High Commissioner of Bangladesh to Nigeria
- In office 15 February 2017 – 31 January 2018
- Preceded by: Position created
- Succeeded by: M. Shameem Ahsan

Personal details
- Born: 31 December 1964 (age 61) Maijdee, East Pakistan, Pakistan
- Branch: Bangladesh Army Bangladesh Ansar
- Service years: 1984–2020
- Rank: Major General
- Unit: Regiment of Artillery
- Commands: Director General of Bangladesh Ansar and Village Defence Party; Managing Director of Bangladesh Machine Tools Factory Limited; Commander of Logistics Area; Commander of 55th Artillery Brigade; Commander of 9th Artillery Brigade;
- Conflicts: UNMEE, UNMIBH

= Kazi Sharif Kaikobad =

Bengali major general

Kazi Sharif Kaikobad (born 31 December 1964) is a former major general in the Bangladesh Army.

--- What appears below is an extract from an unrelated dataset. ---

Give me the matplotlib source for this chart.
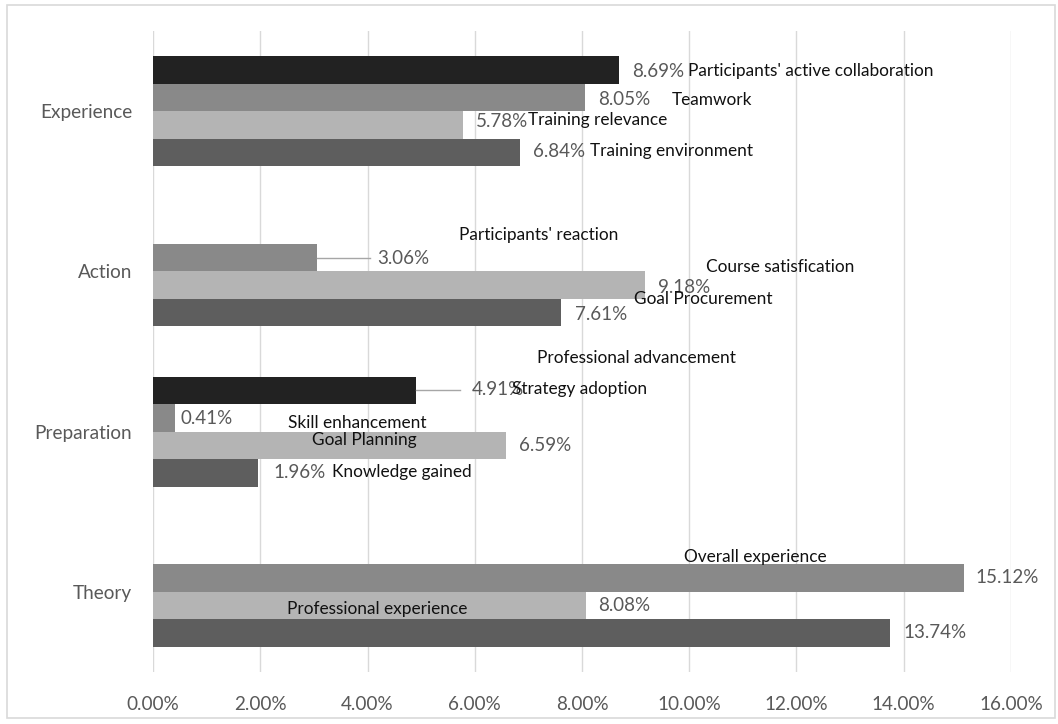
import matplotlib
matplotlib.use("Agg")
import matplotlib.pyplot as plt
import numpy as np
from matplotlib.patches import Rectangle

plt.rcParams['font.family'] = ['Lato', 'DejaVu Sans']

# ---- data ----
categories = ["Theory", "Preparation", "Action", "Experience"]
series_a = [np.nan, 4.91, np.nan, 8.69]
series_b = [15.12, 0.41, 3.06, 8.05]
series_c = [8.08, 6.59, 9.18, 5.78]
series_d = [13.74, 1.96, 7.61, 6.84]
xticks = [0, 2, 4, 6, 8, 10, 12, 14, 16]

value_labels = ["8.69%", "8.05%", "5.78%", "6.84%", "3.06%", "9.18%", "7.61%",
                "4.91%", "0.41%", "6.59%", "1.96%", "15.12%", "8.08%", "13.74%"]
name_labels = ["Participants' active collaboration", "Teamwork", "Training relevance",
               "Training environment", "Participants' reaction", "Course satisfication",
               "Goal Procurement", "Professional advancement", "Strategy adoption",
               "Skill enhancement", "Goal Planning", "Knowledge gained",
               "Overall experience", "Professional experience"]

# ---- label placement (data coords) ----
value_pos = [(8.93, 3.25), (8.30, 3.075), (6.02, 2.938), (7.08, 2.745), (4.18, 2.083),
             (9.42, 1.902), (7.87, 1.734), (5.95, 1.260), (0.52, 1.085), (6.83, 0.911),
             (2.24, 0.748), (15.33, 0.087), (8.30, -0.087), (13.99, -0.256)]
name_pos = [(9.98, 3.25), (9.68, 3.069), (6.99, 2.944), (8.15, 2.751), (5.71, 2.227),
            (10.31, 2.027), (8.97, 1.828), (7.16, 1.460), (6.69, 1.266), (2.52, 1.054),
            (2.97, 0.948), (3.34, 0.748), (9.90, 0.218), (2.50, -0.106)]

colors = ["#222222", "#898989", "#b4b4b4", "#5e5e5e"]
W, H = 1058, 724
fig = plt.figure(figsize=(W / 100, H / 100), dpi=100)
fig.patch.set_facecolor("white")
fig.add_artist(Rectangle((7 / W, 6 / H), 1048 / W, 713 / H, transform=fig.transFigure,
                         fill=False, edgecolor="#d9d9d9", linewidth=1.2))

ax = fig.add_axes([153 / W, 52 / H, 858 / W, 641 / H])
y = np.arange(len(categories))
h = 0.1716
offsets = [1.5 * h, 0.5 * h, -0.5 * h, -1.5 * h]
for vals, off, c in zip([series_a, series_b, series_c, series_d], offsets, colors):
    v = np.array(vals, dtype=float)
    mask = ~np.isnan(v)
    ax.barh(y[mask] + off, v[mask], height=h, color=c, zorder=3)

# leader lines
ax.plot([series_b[2], 4.05], [2 + offsets[1], 2 + offsets[1]], color="#a6a6a6", lw=1, zorder=4)
ax.plot([series_a[1], 5.72], [1 + offsets[0], 1 + offsets[0]], color="#a6a6a6", lw=1, zorder=4)

for t, (px, py) in zip(value_labels, value_pos):
    ax.text(px, py, t, ha="left", va="center", fontsize=13.5, color="#595959", zorder=5)
for t, (px, py) in zip(name_labels, name_pos):
    ax.text(px, py, t, ha="left", va="center", fontsize=12.4, color="#111111", zorder=5)

ax.set_xlim(0, 16)
ax.set_ylim(-0.5, 3.5)
ax.set_xticks(xticks)
ax.set_xticklabels([f"{v:.2f}%" for v in xticks])
ax.set_yticks(y)
ax.set_yticklabels(categories)
ax.tick_params(axis="x", length=0, pad=17, labelsize=13.6, labelcolor="#595959")
ax.tick_params(axis="y", length=0, pad=15, labelsize=13.7, labelcolor="#595959")
ax.grid(axis="x", color="#d9d9d9", lw=1, zorder=0)
for s in ax.spines.values():
    s.set_visible(False)
ax.set_facecolor("white")

fig.savefig("out.png", dpi=100)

He is the former director general of the Bangladesh Ansar and the Village Defence Party.

== Career ==
Kaikobad was commissioned in the Bangladesh Army on December 21, 1984, in the Corps of Artillery with the 11th BMA long course. He was the first resident high commissioner to Nigeria. Previously, he was assigned as managing director, Bangladesh Machine Tools Factory Limited. He also served as senior directing staff of the National Defence College, Mirpur. He was an instructor at the Bangladesh Military Academy and Artillery Centre & School. He commanded three BGB battalions, two artillery regiments, and two artillery brigades (9 artillery brigade and 55 artillery brigade). He was deployed in the United Nations Mission in Bosnia & Herzegovina and the United Nations Mission in Ethiopia and Eritrea.

He graduated from the University of Chittagong. He is a graduate of Defence Services Command and Staff College, Mirpur, and also completed the National Defence Course at the National Defence College, Mirpur.

Kaikobad was appointed the first resident high commissioner to Nigeria from Bangladesh.